Icon of peace

Published April 11, 2017

In a country with a more assured sense of identity and its place in the world, Malala Yousafzai’s latest accolade would have been cause for an outpouring of national pride. After all, being appointed a UN Messenger of Peace, the highest honour that can be bestowed by the UN secretary general, is no mean feat — even for a winner of the Nobel Peace Prize, and the youngest ever laureate to boot.

This time around too, Malala, now 19, is the youngest ever messenger of peace, and the first Pakistani designated as such.

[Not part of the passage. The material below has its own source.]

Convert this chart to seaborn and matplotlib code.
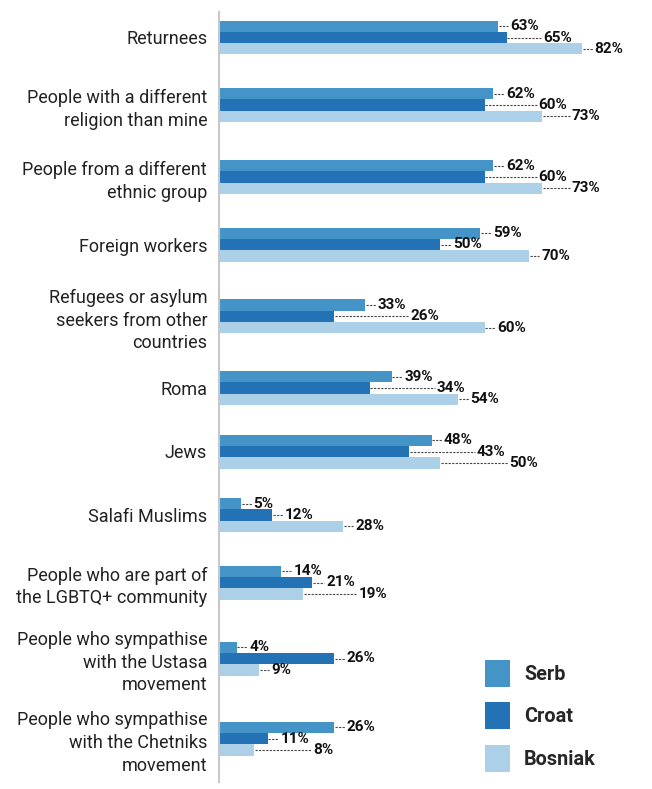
import matplotlib
matplotlib.use("Agg")
import matplotlib.pyplot as plt
from matplotlib.patches import Patch
import seaborn as sns
import pandas as pd

# Survey categories (acceptance of groups), one row per category
categories = [
    "Returnees",
    "People with a different\nreligion than mine",
    "People from a different\nethnic group",
    "Foreign workers",
    "Refugees or asylum\nseekers from other\ncountries",
    "Roma",
    "Jews",
    "Salafi Muslims",
    "People who are part of\nthe LGBTQ+ community",
    "People who sympathise\nwith the Ustasa\nmovement",
    "People who sympathise\nwith the Chetniks\nmovement",
]
groups = ["Serb", "Croat", "Bosniak"]
serb = [63, 62, 62, 59, 33, 39, 48, 5, 14, 4, 26]
croat = [65, 60, 60, 50, 26, 34, 43, 12, 21, 26, 11]
bosniak = [82, 73, 73, 70, 60, 54, 50, 28, 19, 9, 8]
colors = ["#4594c7", "#2372b6", "#abd0e7"]

# Row bands: wrapped labels get a little more room (units are pixels)
BASE_STEP = 55.0
PER_LINE = 4.2
GROUP_HEIGHT = 34.0
n_lines = [c.count("\n") + 1 for c in categories]
band_pos = [0.0]
for i in range(1, len(categories)):
    band_pos.append(band_pos[-1] + BASE_STEP + PER_LINE * (n_lines[i - 1] + n_lines[i]))
pos_of = dict(zip(categories, band_pos))

rows = []
for g, vals in zip(groups, [serb, croat, bosniak]):
    for c, v in zip(categories, vals):
        rows.append({"category": c, "pos": pos_of[c], "group": g, "value": v})
df = pd.DataFrame(rows)

sns.set_theme(style="white")
plt.rcParams["font.family"] = ["Roboto", "DejaVu Sans"]

W, H = 652, 789
fig = plt.figure(figsize=(W / 100, H / 100), dpi=100)
ax_top, ax_bottom = 12, 782
ax = fig.add_axes([219 / W, 1 - ax_bottom / H, 1 - 219 / W, (ax_bottom - ax_top) / H])

min_step = min(b - a for a, b in zip(band_pos[:-1], band_pos[1:]))
sns.barplot(data=df, y="pos", x="value", hue="group", orient="h",
            native_scale=True, palette=colors, width=GROUP_HEIGHT / min_step,
            saturation=1, legend=False, linewidth=0, ax=ax)

ax.set_xlim(0, 97.8)
first_center = 37.5
ax.set_ylim(ax_bottom - ax_top - (first_center - ax_top), -(first_center - ax_top))
ax.set_xlabel("")
ax.set_ylabel("")
ax.set_xticks([])
ax.set_yticks(band_pos, categories)
for s in ["top", "right", "bottom"]:
    ax.spines[s].set_visible(False)
ax.spines["left"].set_color("#c8c8c8")
ax.spines["left"].set_linewidth(1.5)
ax.tick_params(axis="y", length=0, pad=8.5, labelsize=13, labelcolor="#222222")
for t in ax.get_yticklabels():
    t.set_linespacing(1.33)
    t.set_multialignment("right")

# Value labels with dotted leader lines, staggered so neighbours don't collide
fig.canvas.draw()
renderer = fig.canvas.get_renderer()
px_per_unit = ax.transData.transform((1, 0))[0] - ax.transData.transform((0, 0))[0]
gap = 12.5 / px_per_unit
pad = 4 / px_per_unit

bars_by_hue = [sorted(cont.patches, key=lambda b: b.get_y()) for cont in ax.containers]
for j in range(len(categories)):
    prev = None
    for k in range(len(groups)):
        bar = bars_by_hue[k][j]
        end = bar.get_width()
        yc = bar.get_y() + bar.get_height() / 2
        txt = ax.text(end + gap, yc, f"{int(round(end))}%", ha="left", va="center",
                      fontsize=11, fontweight="bold", color="#111111")
        w = txt.get_window_extent(renderer).width / px_per_unit
        x = end + gap
        if prev is not None:
            px, pw = prev
            if x < px + pw + pad and x + w > px - pad:
                x = px + pw + pad
        txt.set_x(x)
        ax.plot([end + 0.15, x - 0.45], [yc, yc], color="#444444",
                linewidth=0.8, linestyle=(0, (2, 1.2)))
        prev = (x, w)

handles = [Patch(facecolor=c, edgecolor="none") for c in colors]
ax.legend(handles, groups, loc="upper left",
          bbox_to_anchor=(485 / W, 1 - 660 / H), bbox_transform=fig.transFigure,
          frameon=False, borderpad=0, borderaxespad=0,
          handlelength=1.26, handleheight=1.71, labelspacing=0.78,
          handletextpad=0.7, prop={"weight": "bold", "size": 14.3})

fig.savefig("out.png", dpi=100)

To appreciate the enormity of this achievement, consider some of the distinguished high-achievers currently on the list: among them, astronaut Scott Kelly, anthropologist Jane Goodall and cellist Yo-Yo Ma.

Why then the deafening silence from the government and the churlish lack of acknowledgement from most of Malala’s fellow citizens — who do not hesitate to play up the Pakistani connections, however nebulous, of people with far less consequential achievements?

Therein lies a clue to our society’s contrariness and the confoundedly perverse lens through which it views the world, indeed to the self-fulfilling prophecy of its perpetual victimhood.

For Malala was an advocate for education long before she was shot in the head by a TTP militant in October 2012 when she was 14; she had even won a certain degree of international recognition for her courageous activism.

But the attack, which required her to be flown to the UK for treatment, elevated her global profile exponentially. It was then, inexplicably, that perceptions about her in her country began to shift. The more praise she garnered from world leaders — which increasingly became the case given that her brush with death did nothing to deter her from tirelessly campaigning for universal education — the more reviled she became at home.

Though but a child, she was labelled a ‘Western agent’, a ‘traitor’, ‘anti-Islam’ etc. The malevolence directed at her since then has been such that Malala who should have been the pride of Pakistan, is forced to live in self-exile, the threat to her life in her country very real and ever-present.

Meanwhile, her Malala Fund continues doing laudable work for girls’ education in several African and Middle Eastern countries. And also in Pakistan, whose people sadly do not have the clear-headedness to see this remarkable young woman for what she is: an eloquent force for good in an increasingly violent world.